## What the task requires
Restate each line of the listing exactly, without carrying over any pictures.

## Data section
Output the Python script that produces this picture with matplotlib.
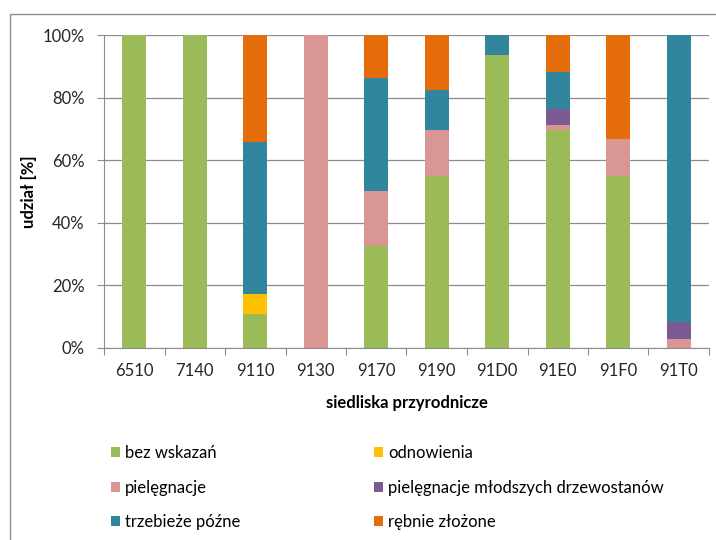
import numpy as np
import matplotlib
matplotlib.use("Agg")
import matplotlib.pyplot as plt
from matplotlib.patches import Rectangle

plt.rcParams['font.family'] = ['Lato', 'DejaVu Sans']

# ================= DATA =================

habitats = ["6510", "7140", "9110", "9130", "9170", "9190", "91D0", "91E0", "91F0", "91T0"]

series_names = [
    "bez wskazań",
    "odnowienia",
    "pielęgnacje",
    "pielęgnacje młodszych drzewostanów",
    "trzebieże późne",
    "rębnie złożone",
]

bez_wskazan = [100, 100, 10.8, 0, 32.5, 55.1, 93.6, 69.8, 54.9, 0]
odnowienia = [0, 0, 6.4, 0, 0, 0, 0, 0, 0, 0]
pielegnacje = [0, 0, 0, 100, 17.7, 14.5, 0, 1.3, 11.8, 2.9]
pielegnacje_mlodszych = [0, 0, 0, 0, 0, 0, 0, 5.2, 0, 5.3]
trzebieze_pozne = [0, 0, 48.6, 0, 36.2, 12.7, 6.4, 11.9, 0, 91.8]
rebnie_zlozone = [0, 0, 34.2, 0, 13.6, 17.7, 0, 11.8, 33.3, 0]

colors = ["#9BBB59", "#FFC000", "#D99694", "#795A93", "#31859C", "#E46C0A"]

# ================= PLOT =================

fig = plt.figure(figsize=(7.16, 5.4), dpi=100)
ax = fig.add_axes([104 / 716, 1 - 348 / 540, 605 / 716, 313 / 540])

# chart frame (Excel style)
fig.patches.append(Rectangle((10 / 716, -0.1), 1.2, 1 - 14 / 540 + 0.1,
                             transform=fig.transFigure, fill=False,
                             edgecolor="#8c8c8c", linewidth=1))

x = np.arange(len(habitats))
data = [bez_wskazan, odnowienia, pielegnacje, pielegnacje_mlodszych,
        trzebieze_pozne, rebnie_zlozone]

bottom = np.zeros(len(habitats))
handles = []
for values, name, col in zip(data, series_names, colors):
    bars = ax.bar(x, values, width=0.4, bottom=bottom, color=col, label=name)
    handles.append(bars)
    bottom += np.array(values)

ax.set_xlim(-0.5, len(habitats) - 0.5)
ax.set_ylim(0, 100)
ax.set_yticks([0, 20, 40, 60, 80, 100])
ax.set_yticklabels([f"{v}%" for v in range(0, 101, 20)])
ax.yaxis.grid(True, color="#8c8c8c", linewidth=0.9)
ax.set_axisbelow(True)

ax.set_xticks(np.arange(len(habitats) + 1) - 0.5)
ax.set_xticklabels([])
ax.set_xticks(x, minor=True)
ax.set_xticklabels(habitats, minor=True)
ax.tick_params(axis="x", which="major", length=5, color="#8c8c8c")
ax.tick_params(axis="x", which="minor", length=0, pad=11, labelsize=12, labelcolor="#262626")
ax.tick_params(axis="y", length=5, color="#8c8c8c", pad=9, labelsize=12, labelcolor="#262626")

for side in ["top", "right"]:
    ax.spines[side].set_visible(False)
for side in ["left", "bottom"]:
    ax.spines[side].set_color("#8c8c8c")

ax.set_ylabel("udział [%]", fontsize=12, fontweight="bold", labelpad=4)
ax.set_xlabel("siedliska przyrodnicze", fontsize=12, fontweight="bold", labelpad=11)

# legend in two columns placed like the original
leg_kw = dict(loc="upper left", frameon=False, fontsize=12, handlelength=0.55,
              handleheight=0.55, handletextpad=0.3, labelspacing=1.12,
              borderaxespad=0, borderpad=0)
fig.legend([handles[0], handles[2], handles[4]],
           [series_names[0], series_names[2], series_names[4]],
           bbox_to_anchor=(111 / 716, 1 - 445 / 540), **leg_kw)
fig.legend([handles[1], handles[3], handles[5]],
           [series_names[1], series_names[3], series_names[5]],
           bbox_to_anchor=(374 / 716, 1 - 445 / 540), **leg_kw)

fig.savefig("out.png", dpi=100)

## Solved problem
Output the Python script that produces this picture with matplotlib.
import numpy as np
import matplotlib
matplotlib.use("Agg")
import matplotlib.pyplot as plt
from matplotlib.patches import Rectangle

plt.rcParams['font.family'] = ['Lato', 'DejaVu Sans']

# ================= DATA =================

habitats = ["6510", "7140", "9110", "9130", "9170", "9190", "91D0", "91E0", "91F0", "91T0"]

series_names = [
    "bez wskazań",
    "odnowienia",
    "pielęgnacje",
    "pielęgnacje młodszych drzewostanów",
    "trzebieże późne",
    "rębnie złożone",
]

bez_wskazan = [100, 100, 10.8, 0, 32.5, 55.1, 93.6, 69.8, 54.9, 0]
odnowienia = [0, 0, 6.4, 0, 0, 0, 0, 0, 0, 0]
pielegnacje = [0, 0, 0, 100, 17.7, 14.5, 0, 1.3, 11.8, 2.9]
pielegnacje_mlodszych = [0, 0, 0, 0, 0, 0, 0, 5.2, 0, 5.3]
trzebieze_pozne = [0, 0, 48.6, 0, 36.2, 12.7, 6.4, 11.9, 0, 91.8]
rebnie_zlozone = [0, 0, 34.2, 0, 13.6, 17.7, 0, 11.8, 33.3, 0]

colors = ["#9BBB59", "#FFC000", "#D99694", "#795A93", "#31859C", "#E46C0A"]

# ================= PLOT =================

fig = plt.figure(figsize=(7.16, 5.4), dpi=100)
ax = fig.add_axes([104 / 716, 1 - 348 / 540, 605 / 716, 313 / 540])

# chart frame (Excel style)
fig.patches.append(Rectangle((10 / 716, -0.1), 1.2, 1 - 14 / 540 + 0.1,
                             transform=fig.transFigure, fill=False,
                             edgecolor="#8c8c8c", linewidth=1))

x = np.arange(len(habitats))
data = [bez_wskazan, odnowienia, pielegnacje, pielegnacje_mlodszych,
        trzebieze_pozne, rebnie_zlozone]

bottom = np.zeros(len(habitats))
handles = []
for values, name, col in zip(data, series_names, colors):
    bars = ax.bar(x, values, width=0.4, bottom=bottom, color=col, label=name)
    handles.append(bars)
    bottom += np.array(values)

ax.set_xlim(-0.5, len(habitats) - 0.5)
ax.set_ylim(0, 100)
ax.set_yticks([0, 20, 40, 60, 80, 100])
ax.set_yticklabels([f"{v}%" for v in range(0, 101, 20)])
ax.yaxis.grid(True, color="#8c8c8c", linewidth=0.9)
ax.set_axisbelow(True)

ax.set_xticks(np.arange(len(habitats) + 1) - 0.5)
ax.set_xticklabels([])
ax.set_xticks(x, minor=True)
ax.set_xticklabels(habitats, minor=True)
ax.tick_params(axis="x", which="major", length=5, color="#8c8c8c")
ax.tick_params(axis="x", which="minor", length=0, pad=11, labelsize=12, labelcolor="#262626")
ax.tick_params(axis="y", length=5, color="#8c8c8c", pad=9, labelsize=12, labelcolor="#262626")

for side in ["top", "right"]:
    ax.spines[side].set_visible(False)
for side in ["left", "bottom"]:
    ax.spines[side].set_color("#8c8c8c")

ax.set_ylabel("udział [%]", fontsize=12, fontweight="bold", labelpad=4)
ax.set_xlabel("siedliska przyrodnicze", fontsize=12, fontweight="bold", labelpad=11)

# legend in two columns placed like the original
leg_kw = dict(loc="upper left", frameon=False, fontsize=12, handlelength=0.55,
              handleheight=0.55, handletextpad=0.3, labelspacing=1.12,
              borderaxespad=0, borderpad=0)
fig.legend([handles[0], handles[2], handles[4]],
           [series_names[0], series_names[2], series_names[4]],
           bbox_to_anchor=(111 / 716, 1 - 445 / 540), **leg_kw)
fig.legend([handles[1], handles[3], handles[5]],
           [series_names[1], series_names[3], series_names[5]],
           bbox_to_anchor=(374 / 716, 1 - 445 / 540), **leg_kw)

fig.savefig("out.png", dpi=100)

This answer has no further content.